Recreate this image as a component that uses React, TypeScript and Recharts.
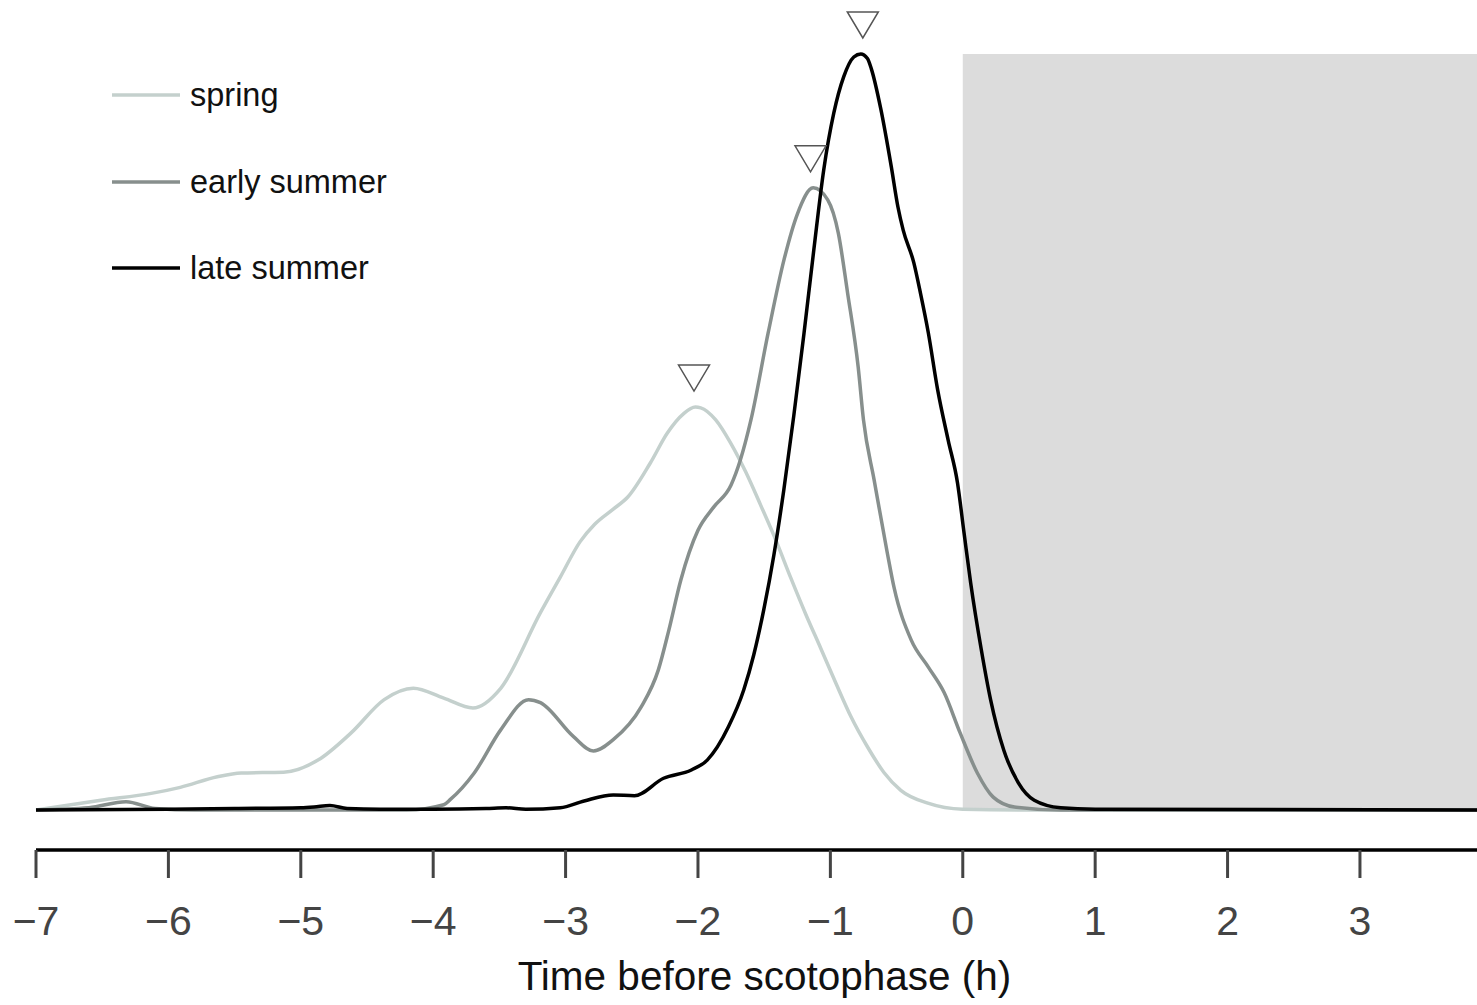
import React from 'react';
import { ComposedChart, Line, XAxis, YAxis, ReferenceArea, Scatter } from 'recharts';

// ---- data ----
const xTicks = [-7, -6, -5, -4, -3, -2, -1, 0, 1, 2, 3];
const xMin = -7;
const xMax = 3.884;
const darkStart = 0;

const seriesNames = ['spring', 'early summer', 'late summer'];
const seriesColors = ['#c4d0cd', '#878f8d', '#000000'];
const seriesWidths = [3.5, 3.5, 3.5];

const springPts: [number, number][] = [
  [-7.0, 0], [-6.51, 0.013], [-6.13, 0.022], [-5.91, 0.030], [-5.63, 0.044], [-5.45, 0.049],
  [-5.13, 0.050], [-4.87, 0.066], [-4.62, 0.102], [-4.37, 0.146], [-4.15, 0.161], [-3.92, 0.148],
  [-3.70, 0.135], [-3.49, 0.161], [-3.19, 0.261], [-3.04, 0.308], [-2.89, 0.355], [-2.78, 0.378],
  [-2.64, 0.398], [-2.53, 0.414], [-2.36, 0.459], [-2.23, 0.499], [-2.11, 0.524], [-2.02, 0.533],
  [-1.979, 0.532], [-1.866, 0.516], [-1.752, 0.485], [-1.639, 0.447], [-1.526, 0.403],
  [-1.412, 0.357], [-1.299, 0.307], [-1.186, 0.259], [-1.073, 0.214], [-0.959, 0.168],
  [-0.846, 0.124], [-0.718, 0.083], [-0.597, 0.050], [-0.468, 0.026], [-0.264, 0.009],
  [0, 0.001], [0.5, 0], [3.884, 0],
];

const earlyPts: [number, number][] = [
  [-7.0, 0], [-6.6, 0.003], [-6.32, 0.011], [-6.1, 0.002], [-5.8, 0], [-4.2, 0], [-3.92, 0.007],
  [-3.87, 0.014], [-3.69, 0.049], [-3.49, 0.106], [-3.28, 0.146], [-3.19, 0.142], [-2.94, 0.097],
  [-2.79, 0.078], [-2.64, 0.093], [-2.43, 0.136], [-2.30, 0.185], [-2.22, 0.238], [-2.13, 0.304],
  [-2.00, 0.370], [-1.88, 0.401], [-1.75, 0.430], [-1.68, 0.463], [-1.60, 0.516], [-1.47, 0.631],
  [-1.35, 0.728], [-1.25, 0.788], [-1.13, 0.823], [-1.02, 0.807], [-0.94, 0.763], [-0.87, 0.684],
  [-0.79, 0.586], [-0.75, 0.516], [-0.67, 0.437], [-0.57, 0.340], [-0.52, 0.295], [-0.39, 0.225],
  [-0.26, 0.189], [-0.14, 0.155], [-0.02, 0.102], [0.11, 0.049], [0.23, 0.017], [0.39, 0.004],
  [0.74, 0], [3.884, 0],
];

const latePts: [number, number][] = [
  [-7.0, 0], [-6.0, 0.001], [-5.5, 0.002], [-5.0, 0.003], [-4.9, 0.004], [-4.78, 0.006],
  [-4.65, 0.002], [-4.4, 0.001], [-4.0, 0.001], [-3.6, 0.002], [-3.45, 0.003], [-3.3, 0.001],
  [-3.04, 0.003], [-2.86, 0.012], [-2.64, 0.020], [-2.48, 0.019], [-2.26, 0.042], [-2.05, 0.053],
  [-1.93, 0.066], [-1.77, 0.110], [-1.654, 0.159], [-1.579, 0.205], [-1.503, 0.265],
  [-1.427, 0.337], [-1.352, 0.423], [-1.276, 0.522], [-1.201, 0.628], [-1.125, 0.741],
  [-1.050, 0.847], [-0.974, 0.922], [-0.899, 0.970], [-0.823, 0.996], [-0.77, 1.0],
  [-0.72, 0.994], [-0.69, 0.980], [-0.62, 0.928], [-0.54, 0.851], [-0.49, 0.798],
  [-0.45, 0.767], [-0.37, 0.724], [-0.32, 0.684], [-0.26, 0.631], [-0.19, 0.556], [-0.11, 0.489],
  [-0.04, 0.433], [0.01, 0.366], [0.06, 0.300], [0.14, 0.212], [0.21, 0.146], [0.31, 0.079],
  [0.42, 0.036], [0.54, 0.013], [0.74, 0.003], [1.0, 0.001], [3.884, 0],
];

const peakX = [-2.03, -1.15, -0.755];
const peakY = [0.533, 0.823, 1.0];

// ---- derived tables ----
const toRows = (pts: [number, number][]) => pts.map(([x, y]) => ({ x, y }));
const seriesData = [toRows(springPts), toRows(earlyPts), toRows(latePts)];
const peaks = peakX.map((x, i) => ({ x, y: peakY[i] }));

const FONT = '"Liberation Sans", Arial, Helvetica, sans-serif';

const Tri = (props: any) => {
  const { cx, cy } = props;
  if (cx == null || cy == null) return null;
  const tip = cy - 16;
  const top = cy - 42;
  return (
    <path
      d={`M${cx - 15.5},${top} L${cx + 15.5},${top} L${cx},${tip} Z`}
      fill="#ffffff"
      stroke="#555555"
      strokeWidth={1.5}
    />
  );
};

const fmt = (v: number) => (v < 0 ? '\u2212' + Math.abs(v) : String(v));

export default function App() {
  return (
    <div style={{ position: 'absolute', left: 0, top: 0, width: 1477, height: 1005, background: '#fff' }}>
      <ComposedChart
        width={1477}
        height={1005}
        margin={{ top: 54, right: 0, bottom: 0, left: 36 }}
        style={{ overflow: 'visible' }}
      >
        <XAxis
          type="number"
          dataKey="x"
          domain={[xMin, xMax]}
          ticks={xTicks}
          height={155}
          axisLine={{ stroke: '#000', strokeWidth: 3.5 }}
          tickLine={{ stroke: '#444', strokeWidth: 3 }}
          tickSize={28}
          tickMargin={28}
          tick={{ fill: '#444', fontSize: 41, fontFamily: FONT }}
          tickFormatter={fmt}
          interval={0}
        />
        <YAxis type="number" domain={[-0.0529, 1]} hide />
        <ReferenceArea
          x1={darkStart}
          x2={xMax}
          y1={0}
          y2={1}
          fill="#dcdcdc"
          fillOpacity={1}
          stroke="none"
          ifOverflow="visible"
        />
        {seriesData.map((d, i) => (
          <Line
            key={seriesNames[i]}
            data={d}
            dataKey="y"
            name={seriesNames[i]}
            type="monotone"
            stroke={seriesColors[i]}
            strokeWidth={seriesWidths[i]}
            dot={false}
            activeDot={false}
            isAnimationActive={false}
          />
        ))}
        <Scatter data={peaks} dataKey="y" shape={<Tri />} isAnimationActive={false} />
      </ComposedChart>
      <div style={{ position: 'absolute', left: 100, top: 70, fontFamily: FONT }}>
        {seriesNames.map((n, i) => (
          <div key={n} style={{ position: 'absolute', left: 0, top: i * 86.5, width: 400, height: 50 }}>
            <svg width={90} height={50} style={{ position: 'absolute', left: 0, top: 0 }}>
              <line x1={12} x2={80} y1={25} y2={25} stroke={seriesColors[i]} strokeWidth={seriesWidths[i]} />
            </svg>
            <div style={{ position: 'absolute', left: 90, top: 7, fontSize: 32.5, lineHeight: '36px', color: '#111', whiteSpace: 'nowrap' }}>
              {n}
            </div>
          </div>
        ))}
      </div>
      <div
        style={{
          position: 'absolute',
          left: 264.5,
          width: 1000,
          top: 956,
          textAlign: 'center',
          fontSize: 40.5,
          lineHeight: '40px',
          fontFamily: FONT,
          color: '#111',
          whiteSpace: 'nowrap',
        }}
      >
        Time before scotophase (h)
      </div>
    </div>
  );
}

→ **Exercise objective**
Extract the lines exactly, please: the first line of the listing, the line with "const seriesWidths = [3.5, 3.5, 3.5];", and every line between them, but no pictures.

→ **Solved problem**
Recreate this image as a component that uses React, TypeScript and Recharts.
import React from 'react';
import { ComposedChart, Line, XAxis, YAxis, ReferenceArea, Scatter } from 'recharts';

// ---- data ----
const xTicks = [-7, -6, -5, -4, -3, -2, -1, 0, 1, 2, 3];
const xMin = -7;
const xMax = 3.884;
const darkStart = 0;

const seriesNames = ['spring', 'early summer', 'late summer'];
const seriesColors = ['#c4d0cd', '#878f8d', '#000000'];
const seriesWidths = [3.5, 3.5, 3.5];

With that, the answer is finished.